Human Rube Goldberg Machines
How can every person in an organization be critical, yet the team as a whole is completely ineffective?
They are all working very hard, are very skilled, and are working together extremely well. You’ve looked at every single job and you really can’t remove anyone without the whole team collapsing. Yet costs are high, output is low, and the org as whole is stuck.
You’ve probably seen a Rube Goldberg machine before. It’s those things where a marble knocks over some dominoes that pushes a broom etc etc and long time later the TV is turned on or something. If you removed even a single domino the whole thing would stop working. I think the problem is that we form human Rube Goldberg machines.
Rube Goldberg machines show you can take an arbitrarily simple task and make it arbitrarily complex. And you can do so while every component of the machine remains critical. The CEO tells the director who tells the team lead who tells the procurement manager who tells the vendor who tells the project manager who tells the developer. It happens horizontally as well, the app team gives requirements to the backend team who puts requests to the infrastructure team who has to clear the security team who has to coordinate with the launch calendar. Working between teams is always necessary, but if you’re not careful it can quickly become degenerate.
I don’t think anyone sets out to build human Rube Goldberg machines. Ironically, I think they’re the result of optimization efforts at a geological scale. As organizations grow and shrink, any roles that aren’t on a critical path get cut while jobs attached to critical paths get kept. Overtime, this cycle of deposition and erosion leaves the organizations made up mostly of very long critical chains.
To fix this, you cannot look at things piece by piece. You will correctly conclude that everything is critical but incorrectly conclude that nothing can be done. You have to know what the objectives of the org are, what the actual efficient flows looks like, and do a larger scale restructuring to get there. Practically, I’ve found the most effective way to fix a critical chain is not to try and restructure it live, but instead to build a bypass flow and ramp that up while winding down the inefficient one.

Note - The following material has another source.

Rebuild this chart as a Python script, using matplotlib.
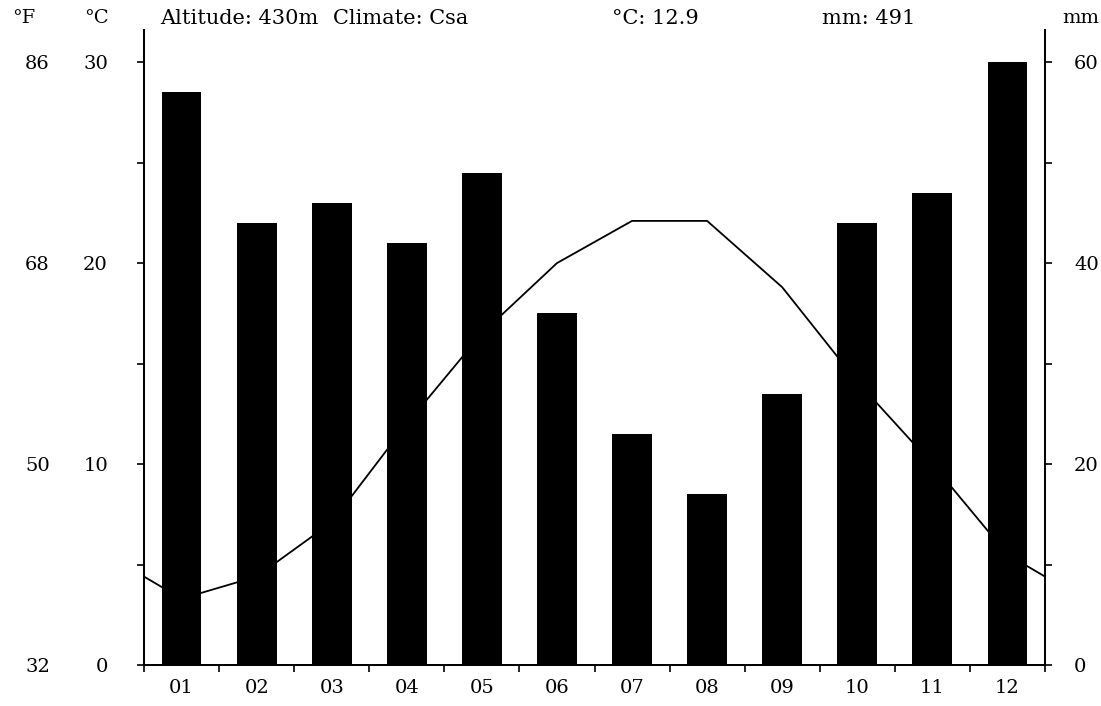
import numpy as np
import matplotlib.pyplot as plt

months = ['01', '02', '03', '04', '05', '06', '07', '08', '09', '10', '11', '12']
temp_c = [3.3, 4.4, 7.1, 12.0, 16.5, 20.0, 22.1, 22.1, 18.8, 14.1, 10.0, 5.5]
precip_mm = [57, 44, 46, 42, 49, 35, 23, 17, 27, 44, 47, 60]
c_ticks = [0, 10, 20, 30]
mm_ticks = [0, 20, 40, 60]
altitude = 430
climate = 'Csa'
mean_c = 12.9
total_mm = 491

plt.rcParams['font.family'] = ['DejaVu Serif']
fs = 14
hfs = 15

W, H = 1101, 706
fig = plt.figure(figsize=(W / 100, H / 100), dpi=100)
ax = fig.add_axes([144 / W, 41 / H, 901 / W, 635 / H])

x = np.arange(len(months)) + 0.5
# wrap Dec before Jan and Jan after Dec so the line runs to the edges
xs = np.concatenate([[x[0] - 1], x, [x[-1] + 1]])
ys = [temp_c[-1]] + temp_c + [temp_c[0]]
ax.plot(xs, ys, color='black', lw=1.3)
ax.set_xlim(0, 12)
ax.set_ylim(0, 31.6)

ax2 = ax.twinx()
ax2.bar(x, precip_mm, width=0.53, color='black')
ax2.set_ylim(0, 63.2)

for a in (ax, ax2):
    a.spines['top'].set_visible(False)
    for s in a.spines.values():
        s.set_linewidth(1.3)

ax.set_xticks(np.arange(13))
ax.set_xticklabels([])
ax.set_xticks(x, minor=True)
ax.set_xticklabels(months, minor=True, fontsize=fs)
ax.tick_params(axis='x', which='major', length=5, width=1.2, direction='out')
ax.tick_params(axis='x', which='minor', length=0, pad=10)

ax.set_yticks(c_ticks)
ax.set_yticks([5, 15, 25], minor=True)
ax.tick_params(axis='y', which='both', length=5, width=1.2, direction='out', labelsize=fs, pad=21)

ax2.set_yticks(mm_ticks)
ax2.set_yticks([10, 30, 50], minor=True)
ax2.tick_params(axis='y', which='both', length=5, width=1.2, direction='out', labelsize=fs, pad=16)

f_ticks = [c * 9 / 5 + 32 for c in c_ticks]
secax = ax.secondary_yaxis((50 - 144) / 901, functions=(lambda c: c * 9 / 5 + 32, lambda f: (f - 32) * 5 / 9))
secax.set_yticks(f_ticks)
secax.set_yticklabels([f'{f:.0f}' for f in f_ticks])
secax.tick_params(axis='y', length=0, pad=0, labelsize=fs)
secax.spines['left'].set_visible(False)

def ptext(px, py, s, ha='left', size=hfs):
    fig.text(px / W, 1 - py / H, s, fontsize=size, ha=ha, va='center')

ptext(12, 18, '°F', size=fs)
ptext(84, 18, '°C', size=fs)
ptext(160, 18, f'Altitude: {altitude}m')
ptext(333, 18, f'Climate: {climate}')
ptext(612, 18, f'°C: {mean_c}')
ptext(822, 18, f'mm: {total_mm}')
ptext(1099, 18, 'mm', ha='right', size=fs)

fig.savefig('out.png', dpi=100)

At Open Government Products I try to let the product teams run as independently as possible specifically to minimize Rube Goldberg problems. To be clear, every org structure is going to make some things easy and other things hard. What structure you choose depends on what you’re trying to do as an organization. The trick is to make the common important things easy, and accept clunkiness on things which are uncommon and less important, but that’s something I’ll write more about another time.